NM: Rings, pendants, charms, bracelets, ankle bracelets, key rings—anything they want! I’ve made some molds that have HH themes that are very popular with the campers, but you’d be surprised by the ideas they turn into reality! They work with a half-lump of clay and make several items—for themselves, friends and their families. Sometimes a camper isn’t able to attend the session due to medical problems that morning, so either their friends, a counselor or one of us makes sure that the camper has a piece of custom-made jewelry for him or herself.
NM: I think most of them think I’m out of my mind as I’m describing this strange gray stuff that is a blob wrapped in cellophane that will end up as shiny silver! The campers enjoy the whole process of designing and then creating the piece, but their faces really light up when they return in the afternoon to pick up their beautiful, shiny silver jewelry. The magical process is complete then—all they have to do is add the cord they prefer and wear their jewelry. I think the enthusiasm of all the helpers goes a long way here, too!
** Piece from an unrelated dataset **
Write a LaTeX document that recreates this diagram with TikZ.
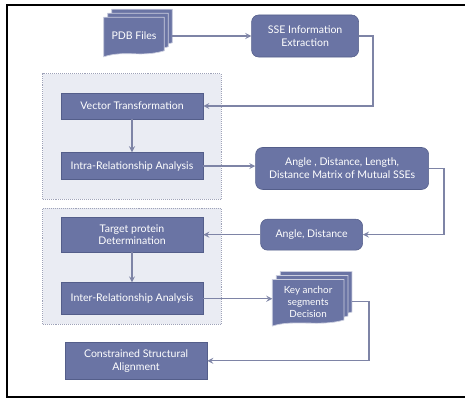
\documentclass[tikz,border=0pt]{standalone}
\usepackage{fontspec}
\setmainfont{Lato}
\usepackage{xcolor}
\usepackage{tikz}
\usetikzlibrary{arrows, positioning, fit, calc, backgrounds}
\definecolor{boxblue}{RGB}{106,116,164}
\definecolor{boxedge}{RGB}{84,94,138}
\definecolor{linkgray}{RGB}{126,132,166}
\definecolor{groupfill}{RGB}{234,236,243}
\definecolor{groupedge}{RGB}{158,162,184}

% one sheet of a document stack, shifted behind a node (px units)
\newcommand{\docsheet}[3]{%
  \draw[sheet] ([shift={(#2,#3)}]#1.north west) -- ([shift={(#2,#3)}]#1.north east)
    -- ([shift={(#2,#3-4)}]#1.south east) .. controls +(-24,7) and +(22,-7) .. ([shift={(#2,#3+2)}]#1.south west) -- cycle;}

\begin{document}
\begin{tikzpicture}[
    x=0.025cm, y=-0.025cm,
    stepbox/.style={rectangle, draw=boxedge, fill=boxblue, text=white, align=center, inner sep=2pt, minimum width=3.55cm, font=\fontsize{7.5}{9}\selectfont},
    roundbox/.style={stepbox, rounded corners=5pt},
    sheetnode/.style={rectangle, text=white, align=center, inner sep=2pt, font=\fontsize{7}{8.5}\selectfont},
    sheet/.style={fill=boxblue, draw=white!65!boxblue, line width=0.5pt},
    groupbox/.style={rectangle, draw=groupedge, densely dotted, fill=groupfill, inner xsep=0.45cm},
    link/.style={draw=linkgray, line width=0.9pt, ->, >=stealth}
]
\useasboundingbox (0,0) rectangle (465,401);
\draw[line width=1.4pt] (466,5) -- (7,5) -- (7,397) -- (466,397);

\node[sheetnode, minimum width=1.5cm, minimum height=0.925cm, font=\fontsize{7.5}{9}\selectfont] (pdb) at (134,36) {PDB Files};
\node[roundbox, minimum width=2.675cm, minimum height=1.05cm, right=2.175cm of pdb] (sse) {SSE Information\\Extraction};

\node[stepbox, minimum height=0.65cm] (vec) at (132,106) {Vector Transformation};
\node[stepbox, minimum height=0.675cm, below=0.825cm of vec] (intra) {Intra-Relationship Analysis};
\node[stepbox, minimum height=0.875cm, below=0.925cm of intra] (target) {Target protein\\Determination};
\node[stepbox, minimum height=0.8cm, below=0.75cm of target] (inter) {Inter-Relationship Analysis};
\node[stepbox, minimum height=0.925cm, below=0.675cm of inter, xshift=0.1cm] (constr) {Constrained Structural\\Alignment};

\node[roundbox, minimum width=4.325cm, minimum height=1.05cm, right=1.3cm of intra, yshift=-0.06cm] (matrix) {Angle , Distance, Length,\\Distance Matrix of Mutual SSEs};
\node[roundbox, minimum width=2.55cm, minimum height=0.775cm, right=1.425cm of target] (angdist) {Angle, Distance};
\node[sheetnode, minimum width=1.775cm, minimum height=1.1cm, right=1.725cm of inter, yshift=-0.075cm] (key) {Key anchor\\segments\\Decision};

\draw[link] ([xshift=0.2cm]pdb.east) -- (sse.west);
\draw[link] (sse.east) -- ++(14,0) |- (vec.east);
\draw[link] (vec) -- (intra);
\draw[link] (intra.east) -- (intra.east -| matrix.west);
\draw[link] (matrix.east) -- ++(15,0) |- (angdist.east);
\draw[link] (angdist.west) -- (angdist.west -| target.east);
\draw[link] (target) -- (inter);
\draw[link] (inter.east) -- (key.west |- inter.east);
\draw[link] ([xshift=0.2cm]key.east) -- ++(17,0) |- (constr.east);

\begin{scope}[on background layer]
\node[groupbox, fit=(vec)(intra), inner ysep=0.475cm] (grpintra) {};
\node[groupbox, fit=(target)(inter), inner ysep=0.225cm] (grpinter) {};
\docsheet{pdb}{8}{-8}
\docsheet{pdb}{4}{-4}
\docsheet{pdb}{0}{0}
\docsheet{key}{8}{-8}
\docsheet{key}{4}{-4}
\docsheet{key}{0}{0}
\end{scope}
\end{tikzpicture}
\end{document}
They also love to be part of torch firing. I do it as a hand-over-hand experience and use it as a way to encourage them to make a small pair of earrings for Mom or a friend. In one session there were just a couple of us outside when the first camper did his torch firing, but by the time the second camper had his turn, the whole room of campers was out there with us.
NM: Double H is always looking for special guests to volunteer their time and resources to the program. Anyone interested can simply email the volunteer coordinator, Abby Pinney (email@example.com).
Since campers do not pay to attend the camp, Double H also welcomes financial and in-kind donations. There is a list on the Double H Ranch website of items that they are seeking at any given time. In terms of PMC-related tools, some additional cutting templates and cutters would be helpful. Animal/nature/camp related textures would be appreciated as well. We use what I supply and improvise often!
Nancy feels lucky to be able to teach gracious, very special kids how to create using a lump of silver clay. “I’m able to give a bit of myself back to others who can benefit—we all find ways to do it, this is mine,” she says. “They are a great group of kids, spending time in a place that is very special to them, with a fantastic support system. It’s a real pleasure to be a small part of their camp experience.” So every summer, after setting up the program, coordinating volunteers, and packing up the tools in her studio, Nancy goes to camp. “All the work seems to fade into the background when I see the campers enjoying their time making jewelry that is meaningful to them.”